Whether Olivier read them or not is uncertain but he claimed to have done so. Many years later, when asked to name five books that had influenced him, Olivier cited these and added
The History of British Civilisation
and
The Reason Why
. He might have been embarrassed if challenged to expound their contents.
2
*
The knowledge that, in “Private Lives”, he had a profitable and, with luck, long-lasting job awaiting him on his return meant that Olivier went to his wedding and honeymoon with a light heart. It would be surprising though if, in those last few weeks, he did not ask himself whether he was making a mistake. “I love you.
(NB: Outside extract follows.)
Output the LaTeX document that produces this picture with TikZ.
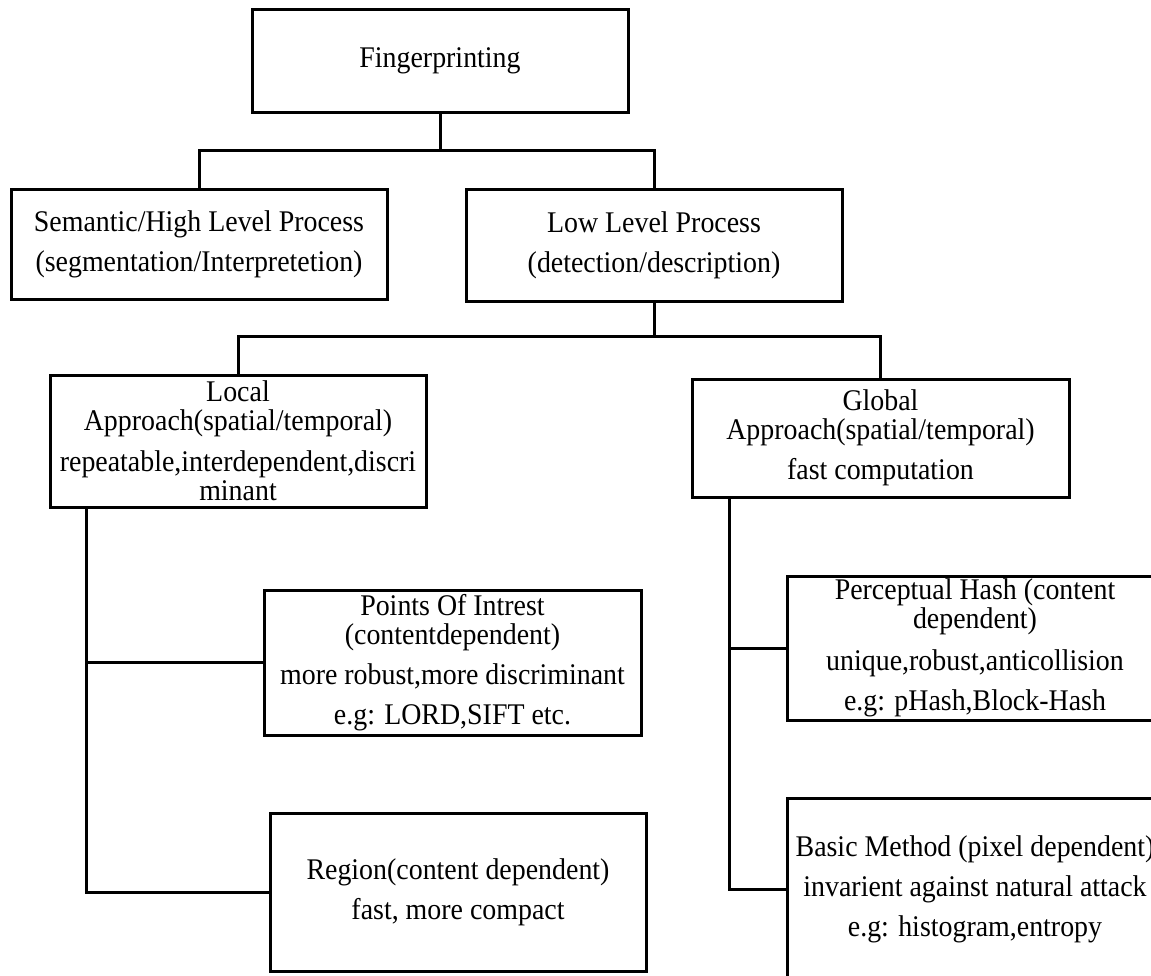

Oh, my dear, I do love you,” Jill Esmond assured him, and in her way she did, but was it Olivier’s way, and did
he
really love
her
? The honeymoon got off to an inauspicious start when they found that the house in Dorset which had been lent to them was occupied by the owner’s two daughters who seemed determined to accompany their guests everywhere except into the marriage chamber. Perhaps it would have been better if they had followed them even there. The first night was a disaster: Olivier was inexperienced and notably inexpert; his wife had physical problems which were not sorted out for several months. Even when the teething pains had been overcome, it became agonisingly evident that while Olivier possessed the most vigorous sexual appetites, Jill found the physical side of marriage distasteful if not repellent. Worse still, though she was unaware of it at the time of her marriage and probably remained so until after they had separated, she was far happier in a lesbian relationship. Olivier later claimed that he had known about
this from the start: “I thought I could cure her. I was wrong. I didn’t realise how strong nature was …” It seems unlikely that this is true: both parties to the marriage were strikingly innocent and Jill would probably not even have understood what lesbianism was. Perhaps with a more experienced and sympathetic husband they could have established a satisfactory sexual
modus vivendi
. As it was, Olivier felt cheated and frustrated.